Exercise description = Write out the data below in full, unchanged, minus the images.

Given data =

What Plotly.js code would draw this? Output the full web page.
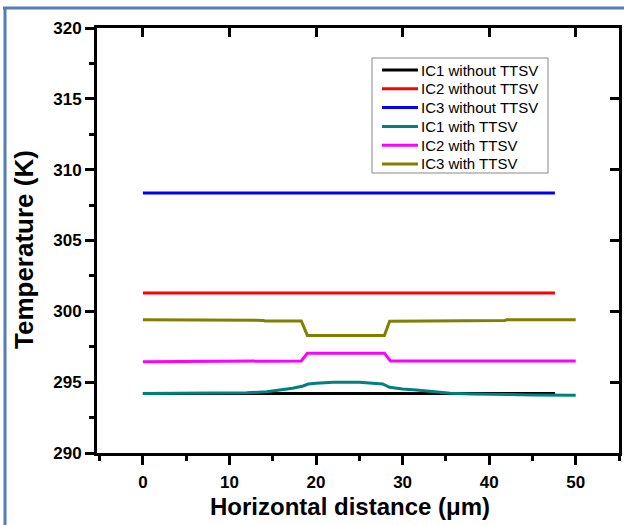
<!DOCTYPE html>
<html>
<head>
<meta charset="utf-8">
<script src="https://cdn.plot.ly/plotly-3.0.1.min.js"></script>
<style>html,body{margin:0;padding:0;background:#fff;}#chart{width:624px;height:525px;}</style>
</head>
<body>
<div id="chart"></div>
<script>
// ---- Data ----
const seriesNames = ["IC1 without TTSV","IC2 without TTSV","IC3 without TTSV","IC1 with TTSV","IC2 with TTSV","IC3 with TTSV"];
const seriesColors = ["#000000","#ff0000","#0000ff","#008080","#ff00ff","#808000"];

const xWithout = [0, 10, 20, 30, 40, 47.6];
const ic1Without = [294.2, 294.2, 294.2, 294.2, 294.2, 294.2];
const ic2Without = [301.3, 301.3, 301.3, 301.3, 301.3, 301.3];
const ic3Without = [308.35, 308.35, 308.35, 308.35, 308.35, 308.35];

const xIc1With = [0, 5, 10, 12, 14.3, 16, 17.3, 18.5, 19.1, 20, 22, 25, 27.7, 28.5, 30, 31.6, 33, 35.5, 38, 41.2, 45, 50];
const ic1With  = [294.2, 294.2, 294.2, 294.25, 294.33, 294.45, 294.57, 294.73, 294.87, 294.93, 294.99, 295.0, 294.87, 294.64, 294.52, 294.45, 294.35, 294.22, 294.17, 294.12, 294.1, 294.08];

const xIc2With = [0, 7.4, 7.6, 18.3, 19.0, 27.9, 28.6, 50];
const ic2With  = [296.45, 296.45, 296.5, 296.5, 297.05, 297.05, 296.5, 296.5];

const xIc3With = [0, 8.7, 8.9, 13.9, 14.1, 18.3, 19.0, 27.9, 28.5, 34, 34.2, 41.8, 42, 50];
const ic3With  = [299.4, 299.4, 299.36, 299.36, 299.32, 299.32, 298.3, 298.3, 299.3, 299.3, 299.35, 299.35, 299.4, 299.4];

const xTicks = [0, 10, 20, 30, 40, 50];
const yTicks = [290, 295, 300, 305, 310, 315, 320];
const xTitle = 'Horizontal distance (μm)';
const yTitle = 'Temperature (K)';

// ---- Traces ----
const xs = [xWithout, xWithout, xWithout, xIc1With, xIc2With, xIc3With];
const ys = [ic1Without, ic2Without, ic3Without, ic1With, ic2With, ic3With];
const traces = seriesNames.map((n, i) => ({
  type: 'scatter', mode: 'lines', name: n, x: xs[i], y: ys[i],
  line: {color: seriesColors[i], width: 3}, showlegend: false
}));
traces.push({type:'scatter', mode:'lines', x:[], y:[], xaxis:'x2', yaxis:'y2', showlegend:false, hoverinfo:'skip'});

const FONT = "Arial, 'Liberation Sans', sans-serif";
const L = 97, R = 5, T = 28, B = 72, W = 624, H = 525;
const pw = W - L - R, ph = H - T - B;
const px = v => (v - L) / pw;
const py = v => (H - B - v) / ph;

// Legend drawn as a box with sample lines and text labels
const legLeft = 372, legRight = 548, legTop = 58, legBottom = 173;
const rowY0 = 70, rowStep = 18.8;
const shapes = [
  {type: 'line', xref: 'paper', yref: 'paper', x0: px(3), x1: px(624), y0: py(8), y1: py(8), line: {color: '#4f7fb3', width: 3}},
  {type: 'line', xref: 'paper', yref: 'paper', x0: px(5), x1: px(5), y0: py(7), y1: py(525), line: {color: '#4f7fb3', width: 3}},
  {type: 'rect', xref: 'paper', yref: 'paper', x0: px(legLeft), x1: px(legRight), y0: py(legBottom), y1: py(legTop),
   line: {color: '#888888', width: 1}, fillcolor: '#ffffff', layer: 'above'}
];
const annotations = [
  {xref: 'paper', yref: 'paper', x: px(350), y: py(507), xanchor: 'center', yanchor: 'middle', showarrow: false,
   text: xTitle, font: {family: FONT, size: 24, weight: 'bold', color: '#000'}},
  {xref: 'paper', yref: 'paper', x: px(24), y: py(250), xanchor: 'center', yanchor: 'middle', showarrow: false,
   textangle: -90, text: yTitle, font: {family: FONT, size: 26, weight: 'bold', color: '#000'}}
];
seriesNames.forEach((n, i) => {
  const yy = rowY0 + i * rowStep;
  shapes.push({type: 'line', xref: 'paper', yref: 'paper', x0: px(382), x1: px(418), y0: py(yy), y1: py(yy),
    line: {color: seriesColors[i], width: 3}, layer: 'above'});
  annotations.push({xref: 'paper', yref: 'paper', x: px(419), y: py(yy), xanchor: 'left', yanchor: 'middle',
    text: n, showarrow: false, font: {family: FONT, size: 15, color: '#000'}});
});

const layout = {
  width: W, height: H,
  margin: {l: L, r: R, t: T, b: B, pad: 0},
  paper_bgcolor: '#ffffff', plot_bgcolor: '#ffffff',
  showlegend: false,
  font: {family: FONT, color: '#000'},
  xaxis: {
    range: [-5.3, 55], tickvals: xTicks, ticktext: xTicks.map(String),
    ticks: 'outside', ticklen: 9, tickwidth: 3, tickcolor: '#000',
    minor: {dtick: 5, tick0: 0, ticks: 'outside', ticklen: 5, tickwidth: 3, tickcolor: '#000', showgrid: false},
    showline: true, linewidth: 3, linecolor: '#000', mirror: true,
    showgrid: false, zeroline: false, ticklabelstandoff: 3,
    tickfont: {family: FONT, size: 17, weight: 'bold'},
    automargin: false
  },
  yaxis: {
    range: [290, 320], tickvals: yTicks, ticktext: yTicks.map(String),
    ticks: 'outside', ticklen: 9, tickwidth: 3, tickcolor: '#000',
    minor: {dtick: 2.5, tick0: 290, ticks: 'outside', ticklen: 5, tickwidth: 3, tickcolor: '#000', showgrid: false},
    showline: true, linewidth: 3, linecolor: '#000', mirror: true,
    showgrid: false, zeroline: false,
    tickfont: {family: FONT, size: 17, weight: 'bold'},
    automargin: false
  },
  xaxis2: {
    overlaying: 'x', side: 'top', anchor: 'y2', matches: 'x', range: [-5.3, 55],
    tickvals: xTicks, showticklabels: false, ticks: 'inside', ticklen: 9, tickwidth: 3, tickcolor: '#000',
    showline: false, showgrid: false, zeroline: false
  },
  yaxis2: {
    overlaying: 'y', side: 'right', anchor: 'x2', range: [290, 320],
    tickvals: yTicks, showticklabels: false, ticks: 'inside', ticklen: 9, tickwidth: 3, tickcolor: '#000',
    showline: false, showgrid: false, zeroline: false
  },
  shapes: shapes,
  annotations: annotations
};

Plotly.newPlot('chart', traces, layout, {staticPlot: true, displayModeBar: false});
</script>
</body>
</html>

Written answer =
What Plotly.js code would draw this? Output the full web page.
<!DOCTYPE html>
<html>
<head>
<meta charset="utf-8">
<script src="https://cdn.plot.ly/plotly-3.0.1.min.js"></script>
<style>html,body{margin:0;padding:0;background:#fff;}#chart{width:624px;height:525px;}</style>
</head>
<body>
<div id="chart"></div>
<script>
// ---- Data ----
const seriesNames = ["IC1 without TTSV","IC2 without TTSV","IC3 without TTSV","IC1 with TTSV","IC2 with TTSV","IC3 with TTSV"];
const seriesColors = ["#000000","#ff0000","#0000ff","#008080","#ff00ff","#808000"];

const xWithout = [0, 10, 20, 30, 40, 47.6];
const ic1Without = [294.2, 294.2, 294.2, 294.2, 294.2, 294.2];
const ic2Without = [301.3, 301.3, 301.3, 301.3, 301.3, 301.3];
const ic3Without = [308.35, 308.35, 308.35, 308.35, 308.35, 308.35];

const xIc1With = [0, 5, 10, 12, 14.3, 16, 17.3, 18.5, 19.1, 20, 22, 25, 27.7, 28.5, 30, 31.6, 33, 35.5, 38, 41.2, 45, 50];
const ic1With  = [294.2, 294.2, 294.2, 294.25, 294.33, 294.45, 294.57, 294.73, 294.87, 294.93, 294.99, 295.0, 294.87, 294.64, 294.52, 294.45, 294.35, 294.22, 294.17, 294.12, 294.1, 294.08];

const xIc2With = [0, 7.4, 7.6, 18.3, 19.0, 27.9, 28.6, 50];
const ic2With  = [296.45, 296.45, 296.5, 296.5, 297.05, 297.05, 296.5, 296.5];

const xIc3With = [0, 8.7, 8.9, 13.9, 14.1, 18.3, 19.0, 27.9, 28.5, 34, 34.2, 41.8, 42, 50];
const ic3With  = [299.4, 299.4, 299.36, 299.36, 299.32, 299.32, 298.3, 298.3, 299.3, 299.3, 299.35, 299.35, 299.4, 299.4];

const xTicks = [0, 10, 20, 30, 40, 50];
const yTicks = [290, 295, 300, 305, 310, 315, 320];
const xTitle = 'Horizontal distance (μm)';
const yTitle = 'Temperature (K)';

// ---- Traces ----
const xs = [xWithout, xWithout, xWithout, xIc1With, xIc2With, xIc3With];
const ys = [ic1Without, ic2Without, ic3Without, ic1With, ic2With, ic3With];
const traces = seriesNames.map((n, i) => ({
  type: 'scatter', mode: 'lines', name: n, x: xs[i], y: ys[i],
  line: {color: seriesColors[i], width: 3}, showlegend: false
}));
traces.push({type:'scatter', mode:'lines', x:[], y:[], xaxis:'x2', yaxis:'y2', showlegend:false, hoverinfo:'skip'});

const FONT = "Arial, 'Liberation Sans', sans-serif";
const L = 97, R = 5, T = 28, B = 72, W = 624, H = 525;
const pw = W - L - R, ph = H - T - B;
const px = v => (v - L) / pw;
const py = v => (H - B - v) / ph;

// Legend drawn as a box with sample lines and text labels
const legLeft = 372, legRight = 548, legTop = 58, legBottom = 173;
const rowY0 = 70, rowStep = 18.8;
const shapes = [
  {type: 'line', xref: 'paper', yref: 'paper', x0: px(3), x1: px(624), y0: py(8), y1: py(8), line: {color: '#4f7fb3', width: 3}},
  {type: 'line', xref: 'paper', yref: 'paper', x0: px(5), x1: px(5), y0: py(7), y1: py(525), line: {color: '#4f7fb3', width: 3}},
  {type: 'rect', xref: 'paper', yref: 'paper', x0: px(legLeft), x1: px(legRight), y0: py(legBottom), y1: py(legTop),
   line: {color: '#888888', width: 1}, fillcolor: '#ffffff', layer: 'above'}
];
const annotations = [
  {xref: 'paper', yref: 'paper', x: px(350), y: py(507), xanchor: 'center', yanchor: 'middle', showarrow: false,
   text: xTitle, font: {family: FONT, size: 24, weight: 'bold', color: '#000'}},
  {xref: 'paper', yref: 'paper', x: px(24), y: py(250), xanchor: 'center', yanchor: 'middle', showarrow: false,
   textangle: -90, text: yTitle, font: {family: FONT, size: 26, weight: 'bold', color: '#000'}}
];
seriesNames.forEach((n, i) => {
  const yy = rowY0 + i * rowStep;
  shapes.push({type: 'line', xref: 'paper', yref: 'paper', x0: px(382), x1: px(418), y0: py(yy), y1: py(yy),
    line: {color: seriesColors[i], width: 3}, layer: 'above'});
  annotations.push({xref: 'paper', yref: 'paper', x: px(419), y: py(yy), xanchor: 'left', yanchor: 'middle',
    text: n, showarrow: false, font: {family: FONT, size: 15, color: '#000'}});
});

const layout = {
  width: W, height: H,
  margin: {l: L, r: R, t: T, b: B, pad: 0},
  paper_bgcolor: '#ffffff', plot_bgcolor: '#ffffff',
  showlegend: false,
  font: {family: FONT, color: '#000'},
  xaxis: {
    range: [-5.3, 55], tickvals: xTicks, ticktext: xTicks.map(String),
    ticks: 'outside', ticklen: 9, tickwidth: 3, tickcolor: '#000',
    minor: {dtick: 5, tick0: 0, ticks: 'outside', ticklen: 5, tickwidth: 3, tickcolor: '#000', showgrid: false},
    showline: true, linewidth: 3, linecolor: '#000', mirror: true,
    showgrid: false, zeroline: false, ticklabelstandoff: 3,
    tickfont: {family: FONT, size: 17, weight: 'bold'},
    automargin: false
  },
  yaxis: {
    range: [290, 320], tickvals: yTicks, ticktext: yTicks.map(String),
    ticks: 'outside', ticklen: 9, tickwidth: 3, tickcolor: '#000',
    minor: {dtick: 2.5, tick0: 290, ticks: 'outside', ticklen: 5, tickwidth: 3, tickcolor: '#000', showgrid: false},
    showline: true, linewidth: 3, linecolor: '#000', mirror: true,
    showgrid: false, zeroline: false,
    tickfont: {family: FONT, size: 17, weight: 'bold'},
    automargin: false
  },
  xaxis2: {
    overlaying: 'x', side: 'top', anchor: 'y2', matches: 'x', range: [-5.3, 55],
    tickvals: xTicks, showticklabels: false, ticks: 'inside', ticklen: 9, tickwidth: 3, tickcolor: '#000',
    showline: false, showgrid: false, zeroline: false
  },
  yaxis2: {
    overlaying: 'y', side: 'right', anchor: 'x2', range: [290, 320],
    tickvals: yTicks, showticklabels: false, ticks: 'inside', ticklen: 9, tickwidth: 3, tickcolor: '#000',
    showline: false, showgrid: false, zeroline: false
  },
  shapes: shapes,
  annotations: annotations
};

Plotly.newPlot('chart', traces, layout, {staticPlot: true, displayModeBar: false});
</script>
</body>
</html>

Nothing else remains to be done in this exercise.